Tehran, Iran – Iranian President Masoud Pezeshkian has now been in office for a month and a half in one of the most eventful and tumultuous starting periods for a president since the country’s 1979 revolution.
Over the past seven weeks, Iran has grappled with rising tensions with Israel — including considering a retaliatory strike — amid continuing efforts to achieve a ceasefire in Gaza. Pezeshkian has also faced a series of domestic political challenges.
The president told local and foreign journalists during his first news conference on Monday that the world must stop the “genocide” Israel is perpetrating in Gaza while advocating unity among the Muslim world and denying sending hypersonic ballistic missiles to Yemen’s Houthis a day after they landed one of the projectiles in central Israel.
Here’s a rundown on how Pezeshkian has fared so far:
Hours after Pezeshkian held up the hand of Hamas political leader Ismail Haniyeh during his inauguration at the Iranian parliament, Haniyeh was assassinated by a missile in northern Tehran on July 31.
The president and other top political and military authorities have blamed Israel and promised to avenge the Palestinian leader, but they have so far refrained from a counterstrike amid concerns that a large-scale Iranian response could lead to an all-out regional war.
Iran has also said it will calibrate and time its retaliation in a way that would not jeopardise prospects of a Gaza ceasefire. Israeli Prime Minister Benjamin Netanyahu is increasingly seen, even by some segments in Israeli society, as an obstacle to peace, and he recently faced Israel’s largest antigovernment protests since October. Yet Netanyahu and some of his allies have tried to blame Hamas and Iran’s other allies, including Hezbollah and the Houthis, for regional tensions.
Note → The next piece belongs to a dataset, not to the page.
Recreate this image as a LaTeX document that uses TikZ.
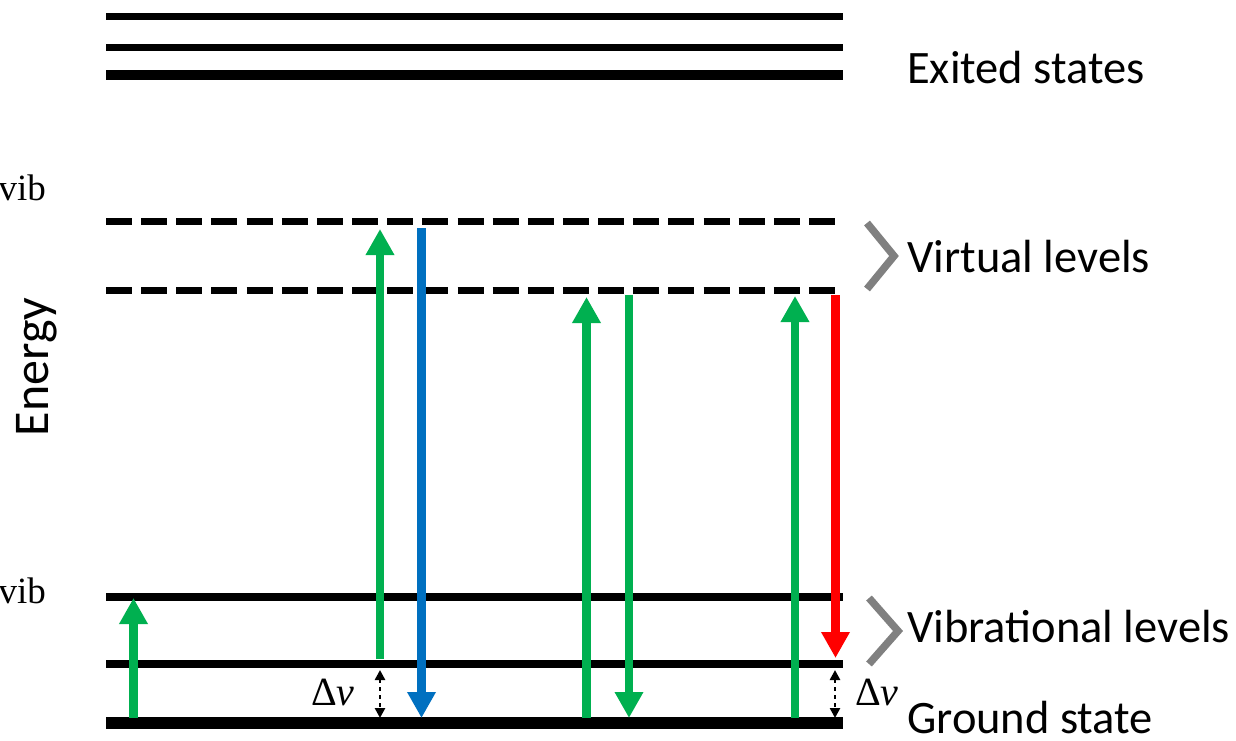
\documentclass[tikz,border=0pt]{standalone}
\usepackage{fontspec}
\setmainfont{Carlito}
\newfontfamily\serifm{Liberation Serif}
\usetikzlibrary{arrows.meta}
\definecolor{ggreen}{HTML}{00B050}
\definecolor{gblue}{HTML}{0070C0}
\definecolor{gred}{HTML}{FF0000}
\definecolor{chev}{HTML}{808080}
\begin{document}
\begin{tikzpicture}[x=1pt,y=-1pt,
  level/.style={draw=black, line width=#1},
  virt/.style={draw=black, line width=7pt, dash pattern=on 26pt off 9.15pt},
  bigarrow/.style={draw=#1, line width=8.5pt, -{Triangle[width=27pt,length=26pt]}},
  dnu/.style={draw=black, line width=2.6pt, dash pattern=on 4pt off 4pt,
    {Triangle[width=10pt,length=10pt]}-{Triangle[width=10pt,length=10pt]}},
  chevron/.style={draw=chev, line width=7.5pt, line join=miter},
  lab/.style={inner sep=0pt, anchor=base west, font=\fontsize{46.5}{54}\selectfont},
  dlab/.style={inner sep=0pt, anchor=base, font=\serifm\fontsize{40}{48}\selectfont},
  vlab/.style={inner sep=0pt, anchor=base east, font=\serifm\fontsize{37}{44}\selectfont}]
\useasboundingbox[fill=white] (0,0) rectangle (1236,741);
% excited states
\draw[level=7pt] (106,17) -- (843,17);
\draw[level=7pt] (106,48) -- (843,48);
\draw[level=10pt] (106,75.5) -- (843,75.5);
% virtual levels
\draw[virt] (106,221) -- (838,221);
\draw[virt] (106,290) -- (838,290);
% vibrational levels
\draw[level=7.5pt] (106,597) -- (843,597);
\draw[level=7.5pt] (106,664) -- (843,664);
\draw[level=12pt] (106,722.5) -- (843,722.5);
% coordinates
\coordinate (a1s) at (133.5,718);
\coordinate (a1e) at (133.5,598);
\coordinate (a2s) at (380,659);
\coordinate (a2e) at (380,229);
\coordinate (b1s) at (421.5,228);
\coordinate (b1e) at (421.5,718);
\coordinate (a3s) at (586.5,718);
\coordinate (a3e) at (586.5,297);
\coordinate (a4s) at (629,295);
\coordinate (a4e) at (629,718);
\coordinate (a5s) at (795,718);
\coordinate (a5e) at (795,296);
\coordinate (r1s) at (835.5,295);
\coordinate (r1e) at (835.5,658);
\coordinate (d1t) at (380,670);
\coordinate (d1b) at (380,718);
\coordinate (d2t) at (835,670);
\coordinate (d2b) at (835,718);
% arrows
\draw[bigarrow=ggreen] (a1s) -- (a1e);
\draw[bigarrow=ggreen] (a2s) -- (a2e);
\draw[bigarrow=gblue] (b1s) -- (b1e);
\draw[bigarrow=ggreen] (a3s) -- (a3e);
\draw[bigarrow=ggreen] (a4s) -- (a4e);
\draw[bigarrow=ggreen] (a5s) -- (a5e);
\draw[bigarrow=gred] (r1s) -- (r1e);
\draw[dnu] (d1t) -- (d1b);
\draw[dnu] (d2t) -- (d2b);
% chevrons
\draw[chevron] (867,223) -- (894,256) -- (867,289);
\draw[chevron] (869,598) -- (898,631) -- (869,664);
% labels
\node[lab] (exc) at (907,84) {Exited states};
\node[lab] (virl) at (907,272) {Virtual levels};
\node[lab] (vibl) at (907,642) {Vibrational levels};
\node[lab] (gnd) at (907,733) {Ground state};
\node[dlab] (dn1) at (333,705) {Δ{\itshape ν}};
\node[dlab] (dn2) at (877,705) {Δ{\itshape ν}};
\node[vlab] (v1) at (46,200) {vib};
\node[vlab] (v2) at (46,603) {vib};
\node[inner sep=0pt, rotate=90, anchor=base, font=\fontsize{50}{58}\selectfont] (en) at (48,367) {Energy};
\end{tikzpicture}
\end{document}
The president embarked on his first foreign trip last week, visiting top officials in neighbouring Iraq’s Baghdad and Erbil. He will travel to New York this month to address the United Nations General Assembly.
Pezeshkian has otherwise been focused on domestic politics, where he can claim a key win — his entire list of cabinet ministers was approved by parliament, a first since 2001, although that success came with controversies.